El sábado 22, Sam Cooke hubiera cumplido 80 años. Oigo la respuesta: ¿Sam qué? Simplificando, la voz más cálida, más dúctil, más emocionante del siglo pasado. Escucharle es como paladear chocolate caliente derramado sobre un helado: un torrente de dopamina.

Pero entiendo que las circunstancias conspiran contra su recuerdo. Tuvo una muerte sórdida, con 33 años. Grabó muchísimo pero desapareció justo cuando cuajaba la música que él estaba anticipando, el soul. Apenas llegó a hacer los discos personales que prometía. Se ha quedado reducido a una presencia fantasmal: la voz radiofónica que entona Wonderful world y provoca la escena del granero en Único testigo, Harrison Ford bailando con la chica amish.

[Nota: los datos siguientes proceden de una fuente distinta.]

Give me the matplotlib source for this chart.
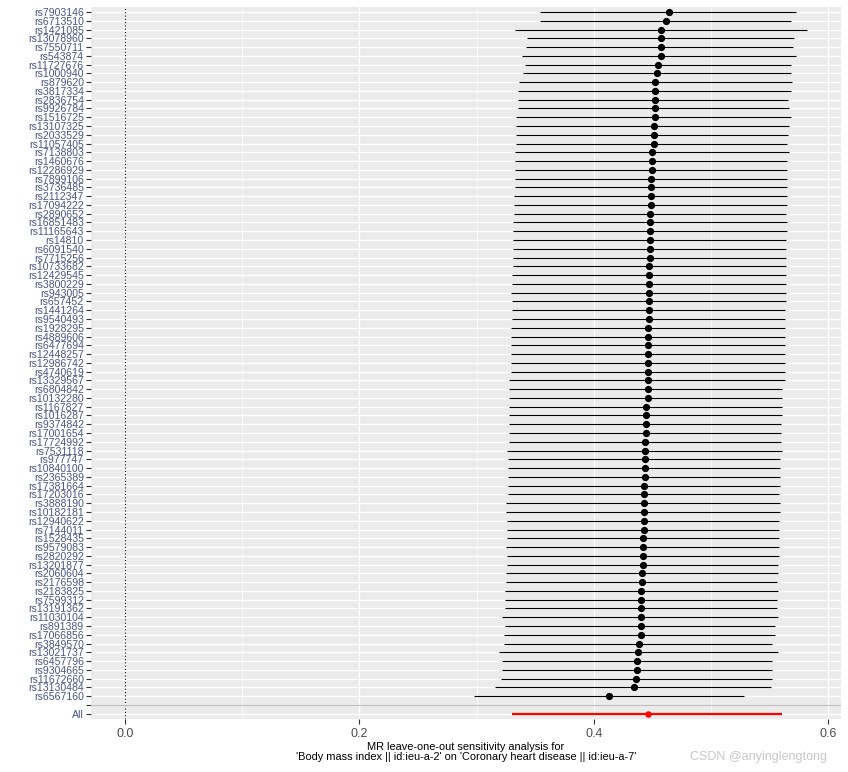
import matplotlib
matplotlib.use("Agg")
from matplotlib import pyplot as plt
from matplotlib.ticker import MultipleLocator, FormatStrFormatter

plt.rcParams['font.family'] = ['Liberation Sans', 'DejaVu Sans']

# leave-one-out results, top row first
snps = [
    "rs7903146", "rs6713510", "rs1421085", "rs13078960", "rs7550711", "rs543874",
    "rs11727676", "rs1000940", "rs879620", "rs3817334", "rs2836754", "rs9926784",
    "rs1516725", "rs13107325", "rs2033529", "rs11057405", "rs7138803", "rs1460676",
    "rs12286929", "rs7899106", "rs3736485", "rs2112347", "rs17094222", "rs2890652",
    "rs16851483", "rs11165643", "rs14810", "rs6091540", "rs7715256", "rs10733682",
    "rs12429545", "rs3800229", "rs943005", "rs657452", "rs1441264", "rs9540493",
    "rs1928295", "rs4889606", "rs6477694", "rs12448257", "rs12986742", "rs4740619",
    "rs13329567", "rs6804842", "rs10132280", "rs1167827", "rs1016287", "rs9374842",
    "rs17001654", "rs17724992", "rs7531118", "rs977747", "rs10840100", "rs2365389",
    "rs17381664", "rs17203016", "rs3888190", "rs10182181", "rs12940622", "rs7144011",
    "rs1528435", "rs9579083", "rs2820292", "rs13201877", "rs2060604", "rs2176598",
    "rs2183825", "rs7599312", "rs13191362", "rs11030104", "rs891389", "rs17066856",
    "rs3849570", "rs13021737", "rs6457796", "rs9304665", "rs11672660", "rs13130484",
    "rs6567160",
]
est = [
    0.464, 0.462, 0.457, 0.457, 0.457, 0.457, 0.455, 0.454, 0.452, 0.452,
    0.452, 0.452, 0.452, 0.451, 0.451, 0.451, 0.450, 0.450, 0.450, 0.449,
    0.449, 0.449, 0.449, 0.448, 0.448, 0.448, 0.448, 0.448, 0.448, 0.447,
    0.447, 0.447, 0.447, 0.447, 0.447, 0.447, 0.446, 0.446, 0.446, 0.446,
    0.446, 0.446, 0.446, 0.446, 0.446, 0.445, 0.445, 0.445, 0.445, 0.444,
    0.444, 0.444, 0.444, 0.444, 0.443, 0.443, 0.443, 0.443, 0.443, 0.443,
    0.442, 0.442, 0.442, 0.442, 0.441, 0.441, 0.440, 0.440, 0.440, 0.440,
    0.440, 0.440, 0.439, 0.438, 0.437, 0.437, 0.436, 0.434, 0.413,
]
lo = [
    0.354, 0.354, 0.333, 0.343, 0.342, 0.339, 0.341, 0.340, 0.336, 0.335,
    0.335, 0.335, 0.334, 0.334, 0.334, 0.334, 0.333, 0.333, 0.333, 0.333,
    0.333, 0.332, 0.332, 0.332, 0.331, 0.331, 0.331, 0.331, 0.331, 0.331,
    0.330, 0.330, 0.329, 0.330, 0.330, 0.330, 0.329, 0.329, 0.329, 0.329,
    0.329, 0.329, 0.328, 0.328, 0.328, 0.328, 0.328, 0.328, 0.328, 0.328,
    0.326, 0.327, 0.327, 0.327, 0.327, 0.327, 0.325, 0.325, 0.326, 0.326,
    0.326, 0.325, 0.326, 0.326, 0.325, 0.325, 0.324, 0.324, 0.324, 0.322,
    0.324, 0.323, 0.323, 0.319, 0.322, 0.322, 0.321, 0.316, 0.298,
]
hi = [
    0.573, 0.568, 0.582, 0.571, 0.570, 0.573, 0.568, 0.568, 0.569, 0.568,
    0.566, 0.567, 0.568, 0.567, 0.566, 0.565, 0.567, 0.565, 0.565, 0.565,
    0.565, 0.565, 0.565, 0.564, 0.565, 0.565, 0.564, 0.564, 0.564, 0.564,
    0.564, 0.564, 0.564, 0.564, 0.563, 0.563, 0.563, 0.563, 0.563, 0.563,
    0.563, 0.563, 0.563, 0.561, 0.561, 0.561, 0.561, 0.560, 0.560, 0.560,
    0.561, 0.559, 0.559, 0.559, 0.559, 0.558, 0.559, 0.559, 0.558, 0.558,
    0.558, 0.558, 0.558, 0.557, 0.557, 0.556, 0.557, 0.556, 0.556, 0.557,
    0.555, 0.555, 0.552, 0.557, 0.552, 0.552, 0.552, 0.551, 0.528,
]
all_est, all_lo, all_hi = 0.446, 0.330, 0.561

W, H = 848, 772
fig = plt.figure(figsize=(W / 100, H / 100), dpi=100)
ax = fig.add_axes([91 / W, (H - 719) / H, (841 - 91) / W, (719 - 6.7) / H])

px = 0.72  # one pixel in points
ax.set_facecolor("#EBEBEB")
for s in ax.spines.values():
    s.set_visible(False)

# y positions: All = 1, blank = 2, SNPs from 3 (bottom) up
n = len(snps)
ypos = [n + 2 - i for i in range(n)]
labels = snps + ["", "All"]
ticks = ypos + [2, 1]

ax.set_xlim(-0.029, 0.611)
ax.set_ylim(0.4, n + 2.6)
ax.xaxis.set_major_locator(MultipleLocator(0.2))
ax.xaxis.set_minor_locator(MultipleLocator(0.1))
ax.xaxis.set_major_formatter(FormatStrFormatter("%.1f"))
ax.set_yticks(ticks)
ax.set_yticklabels(labels)

ax.grid(which="major", color="white", linewidth=1.4 * px, zorder=0)
ax.grid(which="minor", axis="x", color="white", linewidth=0.7 * px, zorder=0)
ax.set_axisbelow(True)

ax.axvline(0, color="black", linestyle=(0, (1, 2)), linewidth=1.1 * px, zorder=1)
ax.axhline(2, color="#BEBEBE", linewidth=1.2 * px, zorder=1)

for y, e, l, h in zip(ypos, est, lo, hi):
    ax.plot([l, h], [y, y], color="black", linewidth=1.1 * px, zorder=2,
            solid_capstyle="butt")
ax.plot(est, ypos, "o", color="black", markersize=4.2, zorder=3)

ax.plot([all_lo, all_hi], [1, 1], color="red", linewidth=2.2 * px, zorder=2,
        solid_capstyle="butt")
ax.plot([all_est], [1], "o", color="red", markersize=3.6, zorder=3)

ax.tick_params(axis="y", length=3.7, width=0.8, color="#333333",
               labelsize=7.6, labelcolor="#4b5585", pad=1.5)
ax.tick_params(axis="x", which="major", length=3.7, width=0.8,
               color="#333333", labelsize=9, labelcolor="#4D4D4D", pad=3)
ax.tick_params(axis="x", which="minor", length=0)

cx = (91 + 841) / 2 / W
fig.text(cx, 1 - 746.7 / H, "MR leave-one-out sensitivity analysis for",
         ha="center", va="center", fontsize=7.9, color="black")
fig.text(cx, 1 - 757.5 / H,
         "'Body mass index || id:ieu-a-2' on 'Coronary heart disease || id:ieu-a-7'",
         ha="center", va="center", fontsize=7.9, color="black")
fig.text(827 / W, 1 - 756.7 / H, "CSDN @anyinglengtong", ha="right", va="center",
         fontsize=9, color="#C8C8C8")

fig.savefig("out.png", dpi=100)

Algunos pesos pesados todavía le reivindican. Lo hizo Barack Obama en Chicago, cuando se proclamó vencedor de las presidenciales: citó su A change is gonna come, fondo de tantas batallas por el fin de la discriminación. Simbólicamente, llegaba el gran cambio que soñó Sam.

La génesis de ese himno revela los recovecos del tráfico entre creadores blancos y negros. En actos a favor de los derechos civiles, Cooke escuchó impresionado una plegaria dylaniana: aunque ahora suene desgastada por el uso, Blowin' in the wind podía entonces unir multitudes. Sam decidió que aquel movimiento necesitaba algo similar, pero empapado de la sensibilidad afroamericana. Compuso A change is gonna come con el sonido y el lenguaje de las iglesias negras.

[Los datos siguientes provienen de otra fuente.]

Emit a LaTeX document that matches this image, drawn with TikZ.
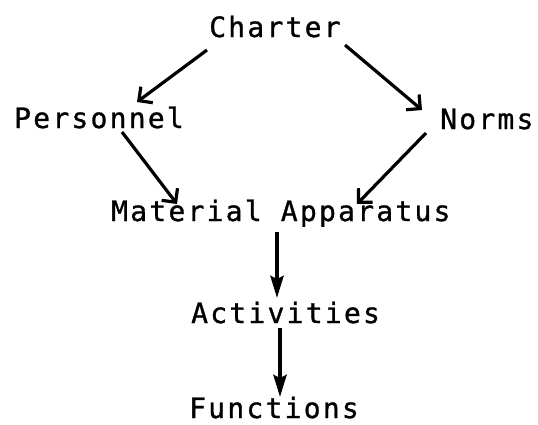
\documentclass[tikz,border=0pt]{standalone}
\usepackage{fontspec}
\usetikzlibrary{arrows.meta,calc}
\newfontfamily\tw[LetterSpace=8,FakeBold=1]{DejaVu Sans Mono}
\begin{document}
\begin{tikzpicture}[x=1pt,y=-1pt,
  lbl/.style={inner sep=0pt,anchor=base west,font=\tw\fontsize{28}{32}\selectfont},
  diag/.style={line width=3.2pt,-{Straight Barb[length=10pt,width=20pt,line width=3.2pt]}},
  vert/.style={line width=4pt,-{Stealth[length=22pt,width=13pt,inset=3pt]}}]
\useasboundingbox (0,0) rectangle (538,424);
\node[lbl] (charter) at (209,37) {Charter};
\node[lbl] (pers) at (14,128) {Personnel};
\node[lbl] (norms) at (440,129) {Norms};
\node[lbl] (mat) at (111,221) {Material Apparatus};
\node[lbl] (act) at (191,323) {Activities};
\node[lbl] (fun) at (189,418) {Functions};
\draw[diag] ($(charter.base west)+(-2,13)$) -- ($(pers.base west)+(123,-26)$);
\draw[diag] ($(charter.base west)+(136,8)$) -- ($(norms.base west)+(-18,-19)$);
\draw[diag] ($(pers.base west)+(108,4)$) -- ($(mat.base west)+(66,-17)$);
\draw[diag] ($(norms.base west)+(-14,4)$) -- ($(mat.base west)+(246,-17)$);
\draw[vert] ($(mat.base west)+(166,11)$) -- ($(act.base west)+(86,-25)$);
\draw[vert] ($(act.base west)+(89,5)$) -- ($(fun.base west)+(91,-21)$);
\end{tikzpicture}
\end{document}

No pretendía reemplazar Blowin' in the wind, que Sam incluso incorporó a su repertorio: eran declaraciones complementarias, la requisitoria y la profecía. Así lo entendió el propio Dylan: en 2004, invitado a participar en un concierto conmemorativo de los 70 años del Apollo neoyorquino, en un raro gesto de complicidad política, Bob interpretó A change is gonna come.

Cooke protagonizó desafíos tan audaces como la decisión de electrificarse de Dylan. Niño prodigio del gospel, solista de los sublimes Soul Stirrers, conmocionó al mundo religioso al pasarse a la música profana en 1956 (primero, con seudónimo). Ya decidido a volcarse en el pop, alternó el repertorio más juvenil con el material para adultos. Cooke aspiraba a hacerse un hueco en el circuito de los nightclubs, tipo Copacabana. Hoy nos sugiere conservadurismo estético y vital pero, profesionalmente, tenía sentido cuando los artistas negros solían actuar en antros terroríficos, por cantidades ínfimas.

Disfruto ahora mismo de You send me, triple CD de Not Now/Resistencia que retrata ese momento: 15 temas de ferviente gospel, 39 muestras de sus primeros acercamientos al pop. Aclaro que apreciar hoy a Sam requiere cierto esfuerzo: debió lidiar con arreglos blandos, empalagosos coros femeninos, material inadecuado. Y, con todo, esa voz se imponía.

El asunto se complica ya que grabó para cinco compañías y eso dificulta la confección de antologías panorámicas. Además, sus últimos masters -incluyendo sus producciones para el sello SAR- cayeron en manos del voraz Allen Klein, que luego también arrebataría la obra de los Rolling Stones en los sesenta. Por pura codicia, Klein impidió la edición de un retrato completo del mejor Sam Cooke. Estúpida jugada: dentro de pocos años, todas sus grabaciones estarán en el dominio público y cualquiera podrá prepararlo, con más o menos acierto.

En descargo de Klein, se redimió con su generosa participación en la mejor biografía de Sam, Boogie dream, de Peter Guralnick. Un tomo demasiado grueso -749 páginas- para que alguien lo traduzca pero que cuenta minuciosamente su prodigiosa vida y miserable muerte. Y el estrambote escandaloso, cuando la viuda se casaba, pocas semanas después, con uno de los protegidos del cantante.

Esa tragicomedia se desarrollaba en el invierno de 1963-64. Unos meses antes de que triunfara la música que Sam Cooke estaba definiendo vocalmente. El soul de Otis, Smokey, Solomon, Marvin, Bobby Womack, Al Green. Hay que fijarse pero, flotando sobre todos ellos, allí está Sam, pulcro y risueño.